A logician claims to have written a first-order theory T that uniquely characterizes the real numbers — every model of T is isomorphic to ℝ. What do the Löwenheim-Skolem theorems say about this claim?
AThe claim is achievable if the axioms are sufficiently strong and the theory is complete
BThe claim is impossible — T must have countable models and models of every uncountable cardinality
CThe claim holds as long as T is consistent and has exactly one axiom about cardinality
DThe claim is possible only if T is a finite axiom system
The Löwenheim-Skolem theorems directly refute this claim. The downward theorem gives T a countable model (not isomorphic to ℝ, which is uncountable). The upward theorem gives T models of every infinite cardinality larger than |ℝ|. Since T has models of many different cardinalities, it cannot be categorical. First-order logic lacks the expressive power to pin down infinite cardinality — this is a theorem about the logic itself, independent of how clever or numerous T's axioms are.
Question 2 Multiple Choice
ZFC set theory has a countable model M, yet M contains a set S that M considers uncountable. Which explanation correctly resolves this apparent contradiction?

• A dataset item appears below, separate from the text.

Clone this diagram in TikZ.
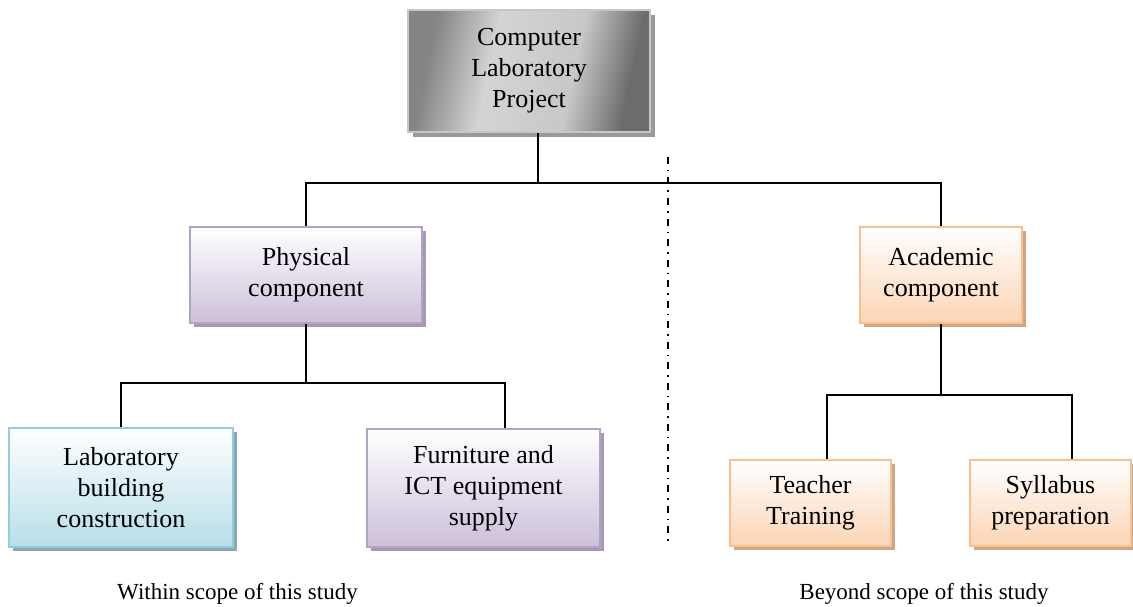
\documentclass[tikz,border=0pt]{standalone}
\usepackage{fontspec}
\setmainfont{Liberation Serif}
\usetikzlibrary{shadows,calc}

% box palettes
\definecolor{purpleEdge}{HTML}{B3A2C7}
\definecolor{purpleFill}{HTML}{CCC0DA}
\definecolor{purpleShade}{HTML}{A699B4}
\definecolor{blueEdge}{HTML}{93CDDD}
\definecolor{blueFill}{HTML}{B7DEE8}
\definecolor{blueShade}{HTML}{86A9B3}
\definecolor{peachEdge}{HTML}{FAC08F}
\definecolor{peachFill}{HTML}{FCD5B5}
\definecolor{peachShade}{HTML}{CFA583}
\definecolor{steelA}{HTML}{858585}
\definecolor{steelB}{HTML}{D4D4D4}
\definecolor{steelC}{HTML}{C8C8C8}
\definecolor{steelD}{HTML}{6C6C6C}

% metallic fill of the root box
\pgfdeclarehorizontalshading{steel}{100bp}{%
  color(0bp)=(steelA); color(27bp)=(steelA); color(41bp)=(steelB);
  color(60bp)=(steelC); color(73bp)=(steelD); color(100bp)=(steelD)}

\tikzset{
  boxtext/.style={align=center, font=\fontsize{26}{31}\selectfont, inner sep=0pt},
  basebox/.style={boxtext, rectangle, line width=1.8pt},
  rootbox/.style={basebox, draw=black!22, line width=1.2pt,
    shading=steel, shading angle=-12,
    general shadow={shadow xshift=5pt, shadow yshift=-5pt, fill=black!40}},
  purplebox/.style={basebox, draw=purpleEdge, top color=white, bottom color=purpleFill,
    general shadow={shadow xshift=4pt, shadow yshift=-4pt, fill=purpleShade}},
  bluebox/.style={basebox, draw=blueEdge, top color=white, bottom color=blueFill,
    general shadow={shadow xshift=4pt, shadow yshift=-4pt, fill=blueShade}},
  peachbox/.style={basebox, draw=peachEdge, top color=white, bottom color=peachFill,
    general shadow={shadow xshift=4pt, shadow yshift=-4pt, fill=peachShade}},
  conn/.style={line width=1.6pt, black},
  scopeline/.style={line width=1.6pt, dash pattern=on 7pt off 6pt on 1.5pt off 6pt},
  scopelabel/.style={font=\fontsize{23}{27}\selectfont, inner sep=0pt}
}

\begin{document}
\begin{tikzpicture}[x=1pt, y=-1pt]
  \useasboundingbox[fill=white] (0,0) rectangle (1133,607);

  % scope divider
  \coordinate (divTop) at (668,157);
  \coordinate (divBot) at (668,546);
  \draw[scopeline] (divTop) -- (divBot);

  % boxes
  \node[rootbox, minimum width=242pt, minimum height=122pt] (root) at (529,71)
    {Computer\\Laboratory\\Project};
  \node[purplebox, minimum width=232pt, minimum height=96pt] (phys) at (306,275)
    {Physical\\component};
  \node[peachbox, minimum width=162pt, minimum height=96pt] (acad) at (941,275)
    {Academic\\component};
  \node[bluebox, minimum width=224pt, minimum height=119pt] (lab) at (121,487.5)
    {Laboratory\\building\\construction};
  \node[purplebox, minimum width=233pt, minimum height=118pt] (furn) at (483.5,488)
    {Furniture and\\ICT equipment\\supply};
  \node[peachbox, minimum width=161pt, minimum height=86pt] (teach) at (810.5,503)
    {Teacher\\Training};
  \node[peachbox, minimum width=161pt, minimum height=86pt] (syll) at (1050.5,503)
    {Syllabus\\preparation};

  % tree connectors
  \coordinate (busRoot) at (538,183);
  \coordinate (busPhys) at (306,383);
  \coordinate (busAcad) at (941,395);
  \draw[conn] ([xshift=9pt]root.south) -- (busRoot);
  \draw[conn] (phys.north) |- (busRoot) -| (acad.north);
  \draw[conn] (phys.south) -- (busPhys);
  \draw[conn] (lab.north) |- (busPhys) -| ([xshift=21.5pt]furn.north);
  \draw[conn] (acad.south) -- (busAcad);
  \draw[conn] ([xshift=16.5pt]teach.north) |- (busAcad) -| ([xshift=21.5pt]syll.north);

  % scope labels
  \node[scopelabel] (within) at (237.5,594) {Within scope of this study};
  \node[scopelabel] (beyond) at (924,594) {Beyond scope of this study};
\end{tikzpicture}
\end{document}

AM must be inconsistent — a consistent set theory cannot have a countable model
BS is actually finite inside M; 'uncountable' is just M's word for large finite sets
CS is uncountable relative to M because the bijection from S to ℕ does not exist inside M, even though it exists externally
DZFC's proof that uncountable sets exist is flawed and this is evidence of that
This is Skolem's paradox, resolved by recognizing that 'uncountable' is model-relative. M is externally countable (a bijection from M's domain to ℕ exists from outside), but the specific bijection witnessing that S is countable doesn't exist as a function inside M. Since M can only 'see' functions in its own domain, S appears uncountable from M's internal perspective. There is no contradiction — just a relativity of set-theoretic concepts to the model you're working in.
Question 3 True / False
The upward Löwenheim-Skolem theorem implies that any consistent first-order theory with an infinite model has models of arbitrarily large infinite cardinality.
TTrue
FFalse
Answer: True
The upward theorem states: if a theory has an infinite model of cardinality κ, it has models of every infinite cardinality λ ≥ κ. So having any infinite model at all guarantees models of every larger infinite size. Combined with the downward theorem (which provides countable models), the spectrum of model cardinalities is vast in both directions. No first-order theory can be categorical for any infinite structure.
Question 4 True / False
The Löwenheim-Skolem theorems apply to second-order logic just as they do to first-order logic, showing that no formal logic can pin down the cardinality of infinite structures.
TTrue
FFalse
Answer: False
The theorems apply specifically to first-order logic and do not hold for second-order logic. Second-order logic can quantify over sets and functions, not just individuals, which gives it dramatically greater expressive power. Peano's second-order axioms categorically characterize the natural numbers — every model is isomorphic to ℕ. The failure of categorical characterization is a feature of first-order expressivity specifically, not a universal fact about all logics.
Question 5 Short Answer
Explain Skolem's paradox: how can ZFC, which proves uncountable sets exist, itself have a countable model? Is this a contradiction?
Think about your answer, then reveal below.
Model answer: It is not a contradiction. ZFC proves '∃S such that no bijection from S to ℕ exists' — but the quantifier 'there exists a bijection' ranges only over functions inside the model. In a countable model M, a set S exists such that no bijection S → ℕ is an element of M. Externally, such a bijection exists (M itself is countable), but M cannot see it. So S is uncountable from M's internal perspective, and the theorem ZFC proves is true under that internal meaning of 'uncountable.' The resolution is that 'uncountable' is relative to a model, not an absolute fact.
The key insight is that logical quantifiers range only over the current model's domain. 'No bijection exists' means 'no bijection exists in this model.' This relativity of set-theoretic concepts to models is one of the deepest lessons in mathematical logic.